While JUDY takes a sympathetic approach to Garland, it does shy away from her self-destructive ways. Still it does offer some explanation for Garland’s addictions and insecurities through flashbacks to Judy’s earlier years at MGM, during the filming of THE WIZARD OF OZ. Darci Shaw plays the young Judy, bullied by the studio about her weight and her looks. The teenagers put on an endless round of pills, some to help her lose weight or pep her up to keep up her grueling film and publicity schedule, and others to help her sleep. These flashbacks are sprinkled throughout the film, and the ones with studio head Louis B. Mayer (a creepy Richard Cordery) are particularly chilling, as he browbeats the teenager about her background as a vaudeville performer from the Midwest. He offers her a choice: do everything he asks and become a star, or choose to be a normal teenager but live out life in obscurity. The fear he instills continues to haunt the grown Judy.

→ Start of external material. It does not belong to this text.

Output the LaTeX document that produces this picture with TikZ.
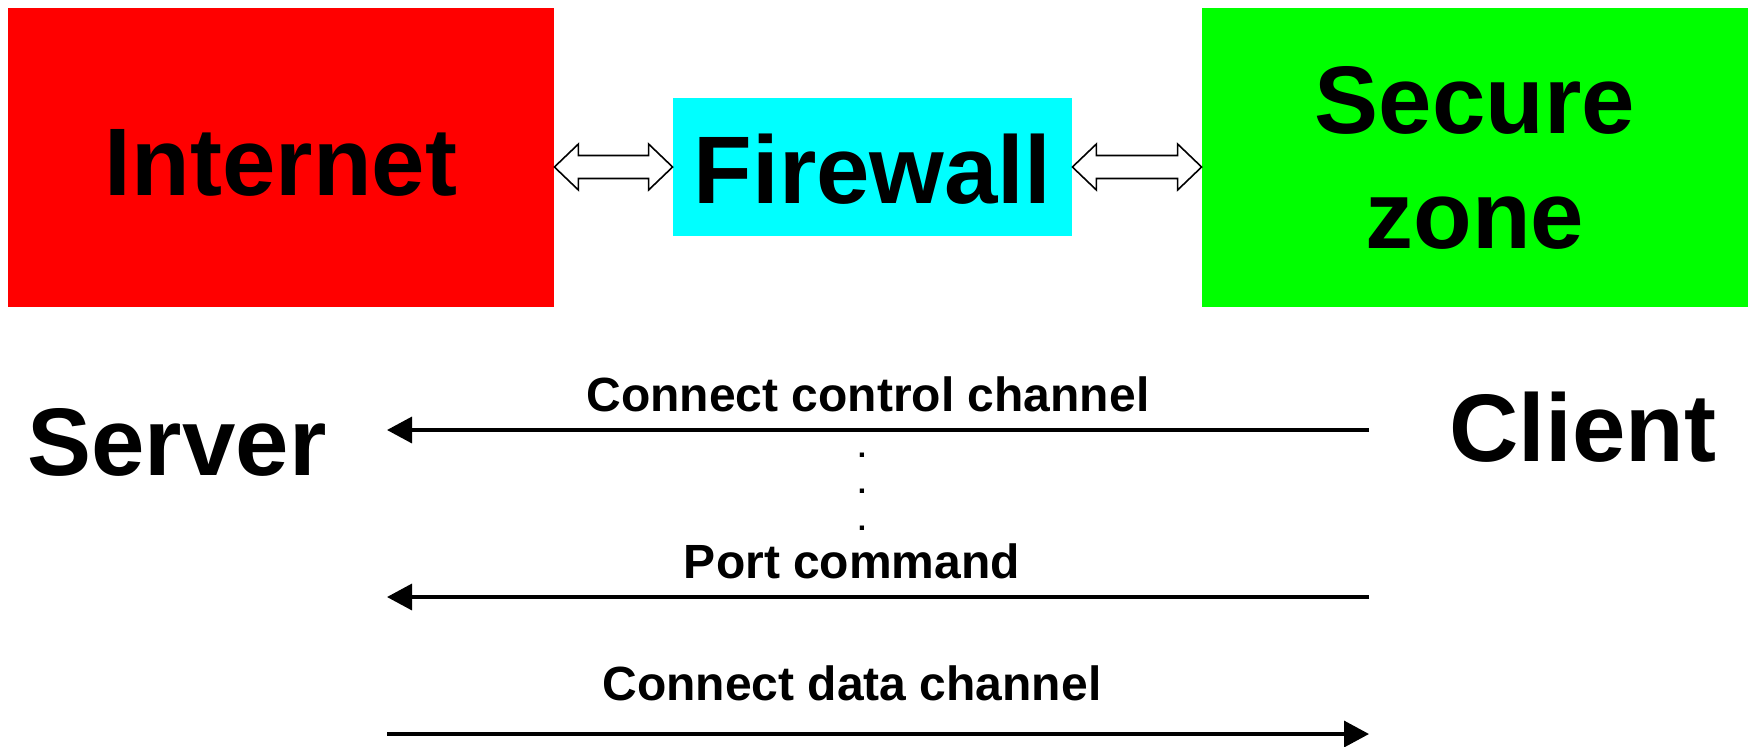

Although Zellweger has little actual resemblance to Garland, she is transformed by excellent make up and her stunning performance, creating so convincing an impersonation that one feels like you are watching Judy Garland herself. Zellweger is superb, capturing Garland’s mannerism, tone of voice and pattern of speech, and movements with uncanny accuracy. In the dramatic sequences, her portrayal grabs at our heartstrings and threatens to tear our hearts out at times, so moving is this tale of a great star brought down by times and her own weaknesses. But the film is filled with moments of joy and triumph over those difficulties, as well as warm human connections, where Garland’s charm and appeal. Among these moments is a sequence with a couple of gay fans she meets by chance after a show, a warm interlude that connects her directly with a fan base who has long embraced her.

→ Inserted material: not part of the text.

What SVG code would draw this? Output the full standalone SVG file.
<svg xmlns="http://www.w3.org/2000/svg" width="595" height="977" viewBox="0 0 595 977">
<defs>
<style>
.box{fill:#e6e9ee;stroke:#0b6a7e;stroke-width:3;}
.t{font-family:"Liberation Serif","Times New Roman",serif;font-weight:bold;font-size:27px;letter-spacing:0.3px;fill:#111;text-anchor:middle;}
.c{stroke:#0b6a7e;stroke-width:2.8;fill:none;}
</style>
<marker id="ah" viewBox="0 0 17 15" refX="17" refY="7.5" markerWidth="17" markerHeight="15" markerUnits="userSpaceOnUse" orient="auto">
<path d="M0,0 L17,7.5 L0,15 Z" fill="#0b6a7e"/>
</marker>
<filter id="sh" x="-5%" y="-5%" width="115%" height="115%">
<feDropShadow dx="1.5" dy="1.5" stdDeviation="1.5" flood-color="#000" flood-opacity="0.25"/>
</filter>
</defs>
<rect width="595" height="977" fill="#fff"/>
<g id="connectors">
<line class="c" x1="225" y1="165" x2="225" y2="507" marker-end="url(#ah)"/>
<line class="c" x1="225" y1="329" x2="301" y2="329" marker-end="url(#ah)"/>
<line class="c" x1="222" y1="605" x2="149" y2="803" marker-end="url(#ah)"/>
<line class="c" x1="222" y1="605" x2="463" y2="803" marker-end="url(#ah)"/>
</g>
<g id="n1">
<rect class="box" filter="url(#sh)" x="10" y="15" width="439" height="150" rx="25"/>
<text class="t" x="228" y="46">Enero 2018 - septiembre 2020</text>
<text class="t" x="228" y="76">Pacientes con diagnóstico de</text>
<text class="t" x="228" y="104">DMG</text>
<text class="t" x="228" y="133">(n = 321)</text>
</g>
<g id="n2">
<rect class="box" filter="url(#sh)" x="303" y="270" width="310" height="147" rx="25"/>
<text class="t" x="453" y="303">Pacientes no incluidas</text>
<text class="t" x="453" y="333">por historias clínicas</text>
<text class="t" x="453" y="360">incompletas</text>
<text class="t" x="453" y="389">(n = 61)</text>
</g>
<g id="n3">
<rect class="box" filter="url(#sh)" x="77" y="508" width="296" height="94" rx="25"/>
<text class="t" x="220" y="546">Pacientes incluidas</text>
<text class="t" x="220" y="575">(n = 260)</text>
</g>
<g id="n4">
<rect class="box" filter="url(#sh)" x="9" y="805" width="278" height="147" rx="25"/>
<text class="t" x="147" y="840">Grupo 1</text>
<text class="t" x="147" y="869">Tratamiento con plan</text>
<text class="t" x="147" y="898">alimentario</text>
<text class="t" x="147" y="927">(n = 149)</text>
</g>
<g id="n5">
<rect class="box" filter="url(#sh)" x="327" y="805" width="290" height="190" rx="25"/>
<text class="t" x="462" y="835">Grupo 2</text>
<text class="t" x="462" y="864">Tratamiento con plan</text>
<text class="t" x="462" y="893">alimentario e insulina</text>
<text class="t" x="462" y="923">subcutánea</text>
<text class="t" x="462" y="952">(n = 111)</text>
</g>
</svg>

The stage show sequences are marvelous, with Zellweger channeling Garland to an amazing degree. Zellweger has sung in films before and does her own singing here. However, if there is a shortcoming it is that as nice as Zellweger’s voice is, she does not particularly sound like Garland even if she looks like her. One might wish the film had used Garland’s own distinctive voice. Even though her voice was fading at the time the film takes place, it still had a unique sound. The troubled star’s devotion to her children is one of the film’s most touching aspects, and one of ways this flawed star wins our hearts. Zellweger effectively conveys all Garland’s complicated layers, while also underlining the fickle nature of fame and a toxic system that chews up talent. Zellweger herself has had some rough treatment by media and the public, which might add a little depth to her performance.
JUDY is a film for Judy Garland fans, with a moving portrait of Judy Garland in her twilight, with all the heartbreak that entails, and a remarkable channeling of the legend by Renee Zellweger. It is not a perfect film but one that delivers for those fans. JUDY opens Friday, September 27.